> EXERCISE
The listing below holds pictures; exclude them. Return exactly the lines from the one with "Reproduce this chart" through the one with "plt.rcParams['font.family'] = ['Liberation".

++++++++++++++++++++

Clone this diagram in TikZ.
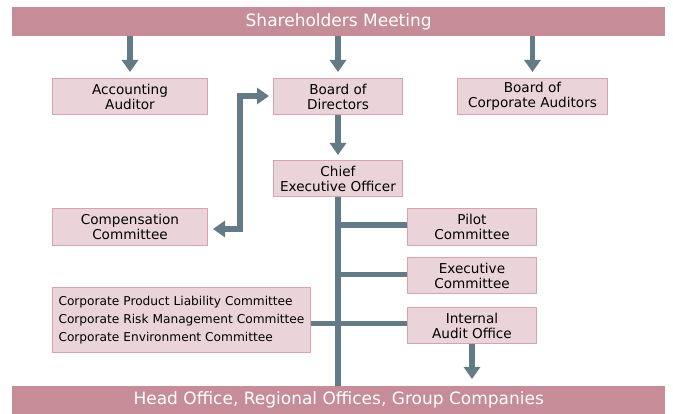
\documentclass[tikz,border=0pt]{standalone}
\usepackage{fontspec}
\setmainfont{DejaVu Sans}
\usetikzlibrary{arrows.meta}
\definecolor{barc}{HTML}{C68D99}
\definecolor{boxf}{HTML}{EAD4D9}
\definecolor{boxb}{HTML}{D6A3AF}
\definecolor{arr}{HTML}{627B87}
\tikzset{
  bar/.style={fill=barc, draw=none, text=white, minimum width=653pt, minimum height=29pt, inner sep=0pt, font=\fontsize{17}{19}\selectfont},
  box/.style={fill=boxf, draw=boxb, line width=1pt, inner sep=0pt, align=center, minimum height=36pt, font=\fontsize{13.6}{15}\selectfont},
  conn/.style={draw=arr, line width=5.5pt},
  arrowc/.style={conn, -{Triangle[width=16pt,length=12pt]}},
  dblarrow/.style={conn, {Triangle[width=16pt,length=12pt]}-{Triangle[width=16pt,length=12pt]}}
}
\begin{document}
\begin{tikzpicture}[x=1pt,y=-1pt]
\useasboundingbox (0,0) rectangle (673,414);
\fill[white] (0,0) rectangle (673,414);
\node[bar, anchor=north west] (sh) at (12,7) {Shareholders Meeting};
\node[bar, anchor=north west, minimum height=28pt] (bot) at (12,386) {Head Office, Regional Offices, Group Companies};
\node[box, anchor=north west, minimum width=155pt] (acc) at (52,78) {Accounting\\Auditor};
\node[box, anchor=north west, minimum width=129pt] (bod) at (273,78) {Board of\\Directors};
\node[box, anchor=north west, minimum width=150pt] (bca) at (457,78) {Board of\\Corporate Auditors};
\node[box, anchor=north west, minimum width=129pt] (ceo) at (273,160) {Chief\\Executive Officer};
\node[box, anchor=north west, minimum width=155pt, minimum height=37pt] (comp) at (52,208) {Compensation\\Committee};
\node[box, anchor=north west, minimum width=129pt, minimum height=37pt] (pilot) at (407,208) {Pilot\\Committee};
\node[box, anchor=north west, minimum width=129pt] (exec) at (407,257) {Executive\\Committee};
\node[box, anchor=north west, minimum width=129pt] (ia) at (407,307) {Internal\\Audit Office};
\node[box, anchor=north west, minimum width=258pt, minimum height=65pt, align=left, font=\fontsize{12.2}{18.3}\selectfont] (corp) at (52,287) {Corporate Product Liability Committee\\Corporate Risk Management Committee\\Corporate Environment Committee};
% arrows from shareholders meeting
\draw[arrowc] (acc.north |- sh.south) -- ([yshift=6pt]acc.north);
\draw[arrowc] (bod.north |- sh.south) -- ([yshift=6pt]bod.north);
\draw[arrowc] (bca.north |- sh.south) -- ([yshift=6pt]bca.north);
\draw[arrowc] (bod.south) -- ([yshift=5pt]ceo.north);
% compensation double arrow
\coordinate (dv) at (240,96);
\draw[dblarrow] ([xshift=5pt,yshift=-2pt]comp.east) -| (dv) -- ([xshift=-4pt]dv -| bod.west);
% CEO column
\draw[conn] (ceo.south) -- (ceo.south |- bot.north);
\draw[conn] ([yshift=2pt]ceo.south |- pilot.west) -- ([yshift=2pt]pilot.west);
\draw[conn] ([yshift=1pt]ceo.south |- exec.west) -- ([yshift=1pt]exec.west);
\draw[conn] ([yshift=2pt]corp.east |- ia.west) -- ([yshift=2pt]ia.west);
\draw[arrowc] (ia.south) -- ([yshift=7pt]ia.south |- bot.north);
\end{tikzpicture}
\end{document}
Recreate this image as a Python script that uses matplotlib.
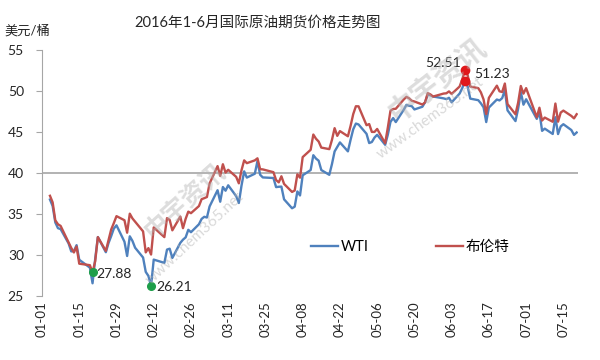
import numpy as np
import pandas as pd
import matplotlib
matplotlib.use("Agg")
import matplotlib.pyplot as plt

plt.rcParams['font.family'] = ['Lato', 'Noto Sans CJK SC', 'DejaVu Sans']

'''
Data:
'''
days_jan = ["01-04", "01-05", "01-06", "01-07", "01-08", "01-11", "01-12", "01-13", "01-14", "01-15",
            "01-19", "01-20", "01-21", "01-22", "01-25", "01-26", "01-27", "01-28", "01-29"]
days_feb = ["02-01", "02-02", "02-03", "02-04", "02-05", "02-08", "02-09", "02-10", "02-11", "02-12",
            "02-16", "02-17", "02-18", "02-19", "02-22", "02-23", "02-24", "02-25", "02-26", "02-29"]
days_mar = ["03-01", "03-02", "03-03", "03-04", "03-07", "03-08", "03-09", "03-10", "03-11", "03-14",
            "03-15", "03-16", "03-17", "03-18", "03-21", "03-22", "03-23", "03-24", "03-28", "03-29",
            "03-30", "03-31"]
days_apr = ["04-01", "04-04", "04-05", "04-06", "04-07", "04-08", "04-11", "04-12", "04-13", "04-14",
            "04-15", "04-18", "04-19", "04-20", "04-21", "04-22", "04-25", "04-26", "04-27", "04-28",
            "04-29"]
days_may = ["05-02", "05-03", "05-04", "05-05", "05-06", "05-09", "05-10", "05-11", "05-12", "05-13",
            "05-16", "05-17", "05-18", "05-19", "05-20", "05-23", "05-24", "05-25", "05-26", "05-27",
            "05-31"]
days_jun = ["06-01", "06-02", "06-03", "06-06", "06-07", "06-08", "06-09", "06-10", "06-13", "06-14",
            "06-15", "06-16", "06-17", "06-20", "06-21", "06-22", "06-23", "06-24", "06-27", "06-28",
            "06-29", "06-30"]
days_jul = ["07-01", "07-05", "07-06", "07-07", "07-08", "07-11", "07-12", "07-13", "07-14", "07-15",
            "07-18", "07-19", "07-20"]

wti_jan = [36.76, 35.97, 33.97, 33.27, 33.16, 31.41, 30.44, 30.48, 31.20, 29.42,
           28.46, 26.55, 29.53, 32.19, 30.34, 31.45, 32.30, 33.22, 33.62]
wti_feb = [31.62, 29.88, 32.28, 31.72, 30.89, 29.69, 27.94, 27.45, 26.21, 29.44,
           29.04, 30.66, 30.77, 29.64, 31.48, 31.87, 32.15, 33.07, 32.78, 33.75]
wti_mar = [34.40, 34.66, 34.57, 35.92, 37.90, 36.50, 38.29, 37.84, 38.50, 37.18,
           36.34, 38.46, 40.20, 39.44, 39.91, 41.45, 39.79, 39.46, 39.39, 38.28,
           38.32, 38.34]
wti_apr = [36.79, 35.70, 35.89, 37.75, 37.26, 39.72, 40.36, 42.17, 41.76, 41.50,
           40.36, 39.78, 41.08, 42.63, 43.18, 43.73, 42.64, 44.04, 45.33, 46.03,
           45.92]
wti_may = [44.78, 43.65, 43.78, 44.32, 44.66, 43.44, 44.66, 46.23, 46.70, 46.21,
           47.72, 48.31, 48.19, 48.16, 47.75, 48.08, 48.62, 49.56, 49.48, 49.33,
           49.10]
wti_jun = [49.01, 49.17, 48.62, 49.69, 50.36, 51.23, 50.56, 49.07, 48.88, 48.49,
           48.01, 46.21, 47.98, 48.96, 48.85, 49.13, 50.11, 47.64, 46.33, 47.85,
           49.88, 48.33]
wti_jul = [48.99, 46.60, 47.43, 45.14, 45.41, 44.76, 46.80, 44.75, 45.68, 45.95,
           45.24, 44.65, 44.94]

brent_jan = [37.22, 36.42, 34.23, 33.75, 33.55, 31.55, 30.86, 30.31, 31.03, 28.94,
             28.76, 27.88, 29.25, 32.18, 30.50, 31.80, 33.10, 33.89, 34.74]
brent_feb = [34.24, 32.72, 35.04, 34.46, 34.06, 32.88, 30.32, 30.84, 30.06, 33.36,
             32.18, 34.50, 34.28, 33.01, 34.69, 33.27, 34.41, 35.29, 35.10, 35.97]
brent_mar = [36.81, 36.93, 37.07, 38.72, 40.84, 39.65, 41.07, 40.05, 40.39, 39.53,
             38.74, 40.33, 41.54, 41.20, 41.54, 41.79, 40.47, 40.44, 40.10, 39.14,
             38.86, 39.60]
brent_apr = [38.67, 37.69, 37.87, 39.84, 39.43, 41.94, 42.83, 44.69, 44.18, 43.84,
             43.10, 42.91, 44.03, 45.47, 44.53, 45.11, 44.48, 45.74, 47.18, 48.14,
             48.13]
brent_may = [45.83, 45.97, 45.01, 45.01, 45.37, 43.63, 45.52, 47.59, 47.81, 47.83,
             48.97, 49.28, 49.11, 48.81, 48.72, 48.35, 48.61, 49.74, 49.59, 49.32,
             49.69]
brent_jun = [49.72, 49.95, 49.64, 50.55, 51.44, 52.51, 51.95, 50.54, 50.35, 49.83,
             48.97, 47.19, 49.17, 50.65, 49.96, 49.88, 50.91, 48.41, 47.16, 48.58,
             50.61, 49.68]
brent_jul = [50.35, 46.80, 47.96, 46.40, 46.76, 46.25, 48.47, 46.26, 47.37, 47.61,
             46.96, 46.66, 47.17]

# highlighted points: (date, value)
low_points = [("01-20", 27.88), ("02-11", 26.21)]
high_points = [("06-08", 52.51), ("06-08", 51.23)]

tick_labels = ["01-01", "01-15", "01-29", "02-12", "02-26", "03-11", "03-25", "04-08",
               "04-22", "05-06", "05-20", "06-03", "06-17", "07-01", "07-15"]

'''
Setup:
'''
days = days_jan + days_feb + days_mar + days_apr + days_may + days_jun + days_jul
dates = pd.to_datetime(["2016-" + d for d in days])
wti = wti_jan + wti_feb + wti_mar + wti_apr + wti_may + wti_jun + wti_jul
brent = brent_jan + brent_feb + brent_mar + brent_apr + brent_may + brent_jun + brent_jul

blue = "#4f81bd"
red = "#c0504d"
grey = "#a6a6a6"
txt = "#262626"

fig = plt.figure(figsize=(6, 3.6), dpi=100)
ax = fig.add_axes([42 / 600, 64 / 360, 536 / 600, 246 / 360])

'''
Create Graphic:
'''
# watermark
fig.text(0.308, 0.444, "中宇资讯", fontsize=18, color="#b4b4b4", alpha=0.45, rotation=42,
         ha="center", va="center", fontweight="bold")
fig.text(0.325, 0.339, "www.chem365.net", fontsize=11, color="#b4b4b4", alpha=0.5, rotation=43,
         ha="center", va="center")
fig.text(0.728, 0.778, "中宇资讯", fontsize=21, color="#b4b4b4", alpha=0.45, rotation=38,
         ha="center", va="center", fontweight="bold")
fig.text(0.717, 0.672, "www.chem365.net", fontsize=11, color="#b4b4b4", alpha=0.5, rotation=36,
         ha="center", va="center")

ax.axhline(40, color=grey, lw=1.2, zorder=1)
ax.plot(dates, wti, color=blue, lw=1.7, label="WTI", zorder=3)
ax.plot(dates, brent, color=red, lw=1.7, label="布伦特", zorder=4)

for d, val in low_points:
    ax.plot(pd.Timestamp("2016-" + d), val, "o", color="#1e9e4a", ms=5.5, zorder=5)
for d, val in high_points:
    ax.plot(pd.Timestamp("2016-" + d), val, "o", color="#e0181b", ms=6, zorder=5)

ax.annotate("27.88", (pd.Timestamp("2016-01-20"), 27.88), xytext=(3, -1),
            textcoords="offset points", fontsize=10, va="center", ha="left", color=txt)
ax.annotate("26.21", (pd.Timestamp("2016-02-11"), 26.21), xytext=(4, -1),
            textcoords="offset points", fontsize=10, va="center", ha="left", color=txt)
ax.annotate("52.51", (pd.Timestamp("2016-06-08"), 52.51), xytext=(-3, 5),
            textcoords="offset points", fontsize=10, va="center", ha="right", color=txt)
ax.annotate("51.23", (pd.Timestamp("2016-06-08"), 51.23), xytext=(7, 5),
            textcoords="offset points", fontsize=10, va="center", ha="left", color=txt)

ax.set_ylim(25, 55)
ax.set_yticks(np.arange(25, 56, 5))
ax.set_xlim(pd.Timestamp("2016-01-01"), pd.Timestamp("2016-07-20") + pd.Timedelta(hours=12))
ax.set_xticks(pd.to_datetime(["2016-" + t for t in tick_labels]))
ax.set_xticklabels(tick_labels, rotation=90, fontsize=9.5, color=txt)
ax.tick_params(axis="x", length=0, pad=4)
ax.tick_params(axis="y", length=4, color=grey, labelsize=10, labelcolor=txt, pad=9)

for s in ["top", "right", "bottom"]:
    ax.spines[s].set_visible(False)
ax.spines["left"].set_color(grey)

ax.legend(loc="center", bbox_to_anchor=(0.687, 0.2), ncol=2, frameon=False, fontsize=10.5,
          handlelength=1.85, handletextpad=0.2, columnspacing=4.6)

fig.text(0.43, 0.936, "2016年1-6月国际原油期货价格走势图", ha="center", va="center",
         fontsize=10.5, color=txt)
fig.text(0.008, 0.917, "美元/桶", ha="left", va="center", fontsize=9.5, color=txt)

fig.savefig("out.png", dpi=100)
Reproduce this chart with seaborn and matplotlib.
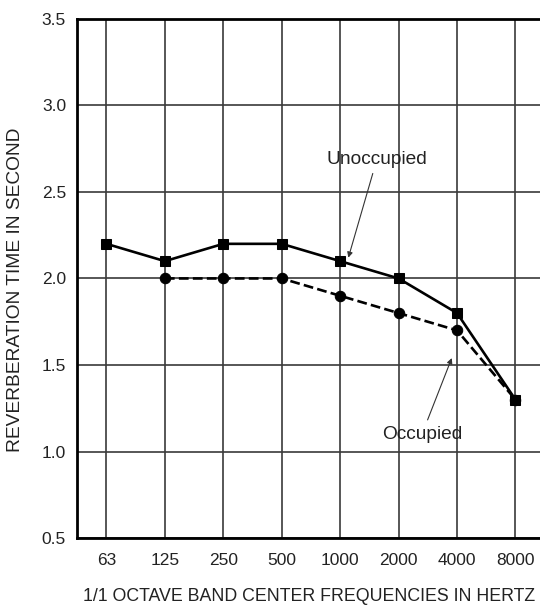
import numpy as np
import pandas as pd
import matplotlib
matplotlib.use("Agg")
import matplotlib.pyplot as plt
import seaborn as sns

# data
freqs = ['63', '125', '250', '500', '1000', '2000', '4000', '8000']
unoccupied = [2.2, 2.1, 2.2, 2.2, 2.1, 2.0, 1.8, 1.3]
occupied = [np.nan, 2.0, 2.0, 2.0, 1.9, 1.8, 1.7, 1.3]
y_ticks = [0.5, 1.0, 1.5, 2.0, 2.5, 3.0, 3.5]

df = pd.DataFrame({'freq': freqs, 'pos': range(len(freqs)),
                   'Unoccupied': unoccupied, 'Occupied': occupied})

sns.set_style("white")
plt.rcParams['font.family'] = ['Liberation Sans', 'DejaVu Sans']

fig = plt.figure(figsize=(5.4, 6.06), dpi=100)
ax = fig.add_axes([0.143, 0.112, 0.857, 0.857])

sns.lineplot(data=df, x='pos', y='Unoccupied', ax=ax, color='black',
             linewidth=1.9, marker='s', markersize=7.5, markeredgecolor='black')
sns.lineplot(data=df.dropna(), x='pos', y='Occupied', ax=ax, color='black',
             linewidth=1.9, linestyle='--', dashes=(3, 1.5), marker='o',
             markersize=7.5, markeredgecolor='black')

ax.set_xlim(-0.5, 7.42)
ax.set_ylim(0.5, 3.5)
ax.set_xticks(df['pos'])
ax.set_xticklabels(freqs)
ax.set_yticks(y_ticks)
ax.set_yticklabels([f'{v:.1f}' for v in y_ticks])
ax.tick_params(axis='both', length=0, labelsize=12.5, colors='#222222')
ax.tick_params(axis='x', pad=11)
ax.tick_params(axis='y', pad=8)
ax.grid(True, color='#3a3a3a', linewidth=1.2)
ax.set_axisbelow(True)
for side in ['left', 'bottom', 'top']:
    ax.spines[side].set_color('black')
    ax.spines[side].set_linewidth(2)
ax.spines['right'].set_visible(False)

ax.set_xlabel('1/1 OCTAVE BAND CENTER FREQUENCIES IN HERTZ', fontsize=12.8,
              color='#222222')
ax.set_ylabel('REVERBERATION TIME IN SECOND', fontsize=13.8,
              color='#222222')
ax.xaxis.set_label_coords(0.501, -0.096)
ax.yaxis.set_label_coords(-0.114, 0.478)

ax.annotate('Unoccupied', xy=(4.14, 2.12), xytext=(4.63, 2.69),
            ha='center', va='center', fontsize=13.8, color='#222222',
            arrowprops=dict(arrowstyle='-|>', color='#333333', lw=0.8,
                            mutation_scale=8, shrinkA=2, shrinkB=0))
ax.annotate('Occupied', xy=(5.91, 1.54), xytext=(5.4, 1.10),
            ha='center', va='center', fontsize=13.8, color='#222222',
            arrowprops=dict(arrowstyle='-|>', color='#333333', lw=0.8,
                            mutation_scale=8, shrinkA=2, shrinkB=0))

fig.savefig('out.png', dpi=100, facecolor='white')
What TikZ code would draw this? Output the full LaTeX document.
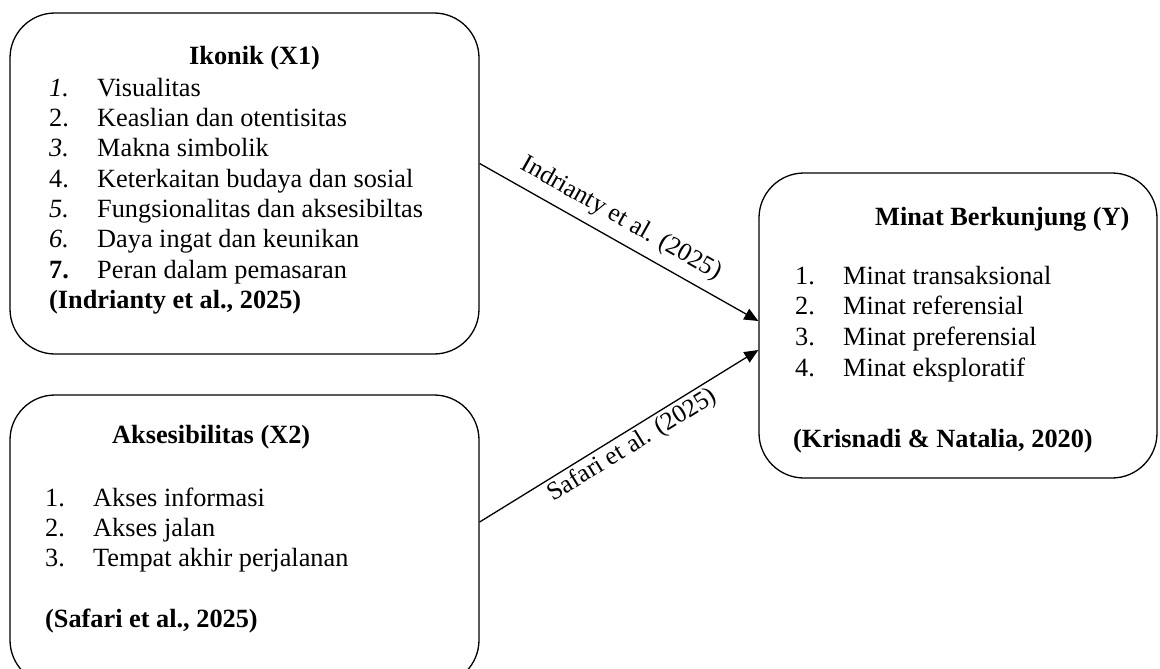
\documentclass[tikz,border=0pt]{standalone}
\usepackage{fontspec}
\setmainfont{Liberation Serif}
\usetikzlibrary{arrows.meta}
\begin{document}
\begin{tikzpicture}[x=1pt,y=-1pt,
  box/.style={draw, line width=1.3pt, rounded corners=45pt, inner sep=0pt},
  txt/.style={anchor=base west, inner sep=0pt, font=\fontsize{26.3}{30.4}\selectfont},
  ttl/.style={anchor=base west, inner sep=0pt, font=\fontsize{26.3}{30.4}\selectfont\bfseries},
  arr/.style={line width=1.3pt, -{Triangle[length=14pt,width=12pt]}},
  lbl/.style={sloped, inner sep=2pt, font=\fontsize{25.5}{30}\selectfont}]
\useasboundingbox (0,0) rectangle (1160,669);
% boxes
\node[box, minimum width=469pt, minimum height=341pt] (x1) at (244.5,183.5) {};
\node[box, minimum width=469pt, minimum height=290pt] (x2) at (244.5,540) {};
\node[box, minimum width=398pt, minimum height=305pt] (y) at (958,325.5) {};
% box 1
\node[ttl] (t1) at (189,65) {Ikonik (X1)};
\node[txt] (l1) at (49,96) {\begin{tabular}[t]{@{}p{48pt}@{}l@{}}
\textit{1.} & Visualitas\\
2. & Keaslian dan otentisitas\\
\textit{3.} & Makna simbolik\\
4. & Keterkaitan budaya dan sosial\\
\textit{5.} & Fungsionalitas dan aksesibiltas\\
\textit{6.} & Daya ingat dan keunikan\\
\textbf{7.} & Peran dalam pemasaran\\
\multicolumn{2}{@{}l@{}}{\textbf{(Indrianty et al., 2025)}}
\end{tabular}};
% box 2
\node[ttl] (t2) at (112,443) {Aksesibilitas (X2)};
\node[txt, font=\fontsize{26.3}{30.3}\selectfont] (l2) at (45,506) {\begin{tabular}[t]{@{}p{48pt}@{}l@{}}
1. & Akses informasi\\
2. & Akses jalan\\
3. & Tempat akhir perjalanan\\
 & \\
\multicolumn{2}{@{}l@{}}{\textbf{(Safari et al., 2025)}}
\end{tabular}};
% box 3
\node[ttl] (t3) at (875,225) {Minat Berkunjung (Y)};
\node[txt, font=\fontsize{26.3}{30.7}\selectfont] (l3) at (795,284) {\begin{tabular}[t]{@{}p{48pt}@{}l@{}}
1. & Minat transaksional\\
2. & Minat referensial\\
3. & Minat preferensial\\
4. & Minat eksploratif
\end{tabular}};
\node[ttl] (r3) at (793,447) {(Krisnadi \& Natalia, 2020)};
% arrows
\draw[arr] ([yshift=20pt]x1.east) -- node[lbl, above=7pt, pos=0.47] (la) {Indrianty et al. (2025)} ([yshift=4.5pt]y.west);
\draw[arr] ([yshift=18pt]x2.east) -- node[lbl, below=1pt, pos=0.52] (lb) {Safari et al. (2025)} ([yshift=-24.5pt]y.west);
\end{tikzpicture}
\end{document}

++++++++++++++++++++

> ANSWER
Reproduce this chart with seaborn and matplotlib.
import numpy as np
import pandas as pd
import matplotlib
matplotlib.use("Agg")
import matplotlib.pyplot as plt
import seaborn as sns

# data
freqs = ['63', '125', '250', '500', '1000', '2000', '4000', '8000']
unoccupied = [2.2, 2.1, 2.2, 2.2, 2.1, 2.0, 1.8, 1.3]
occupied = [np.nan, 2.0, 2.0, 2.0, 1.9, 1.8, 1.7, 1.3]
y_ticks = [0.5, 1.0, 1.5, 2.0, 2.5, 3.0, 3.5]

df = pd.DataFrame({'freq': freqs, 'pos': range(len(freqs)),
                   'Unoccupied': unoccupied, 'Occupied': occupied})

sns.set_style("white")
plt.rcParams['font.family'] = ['Liberation Sans', 'DejaVu Sans']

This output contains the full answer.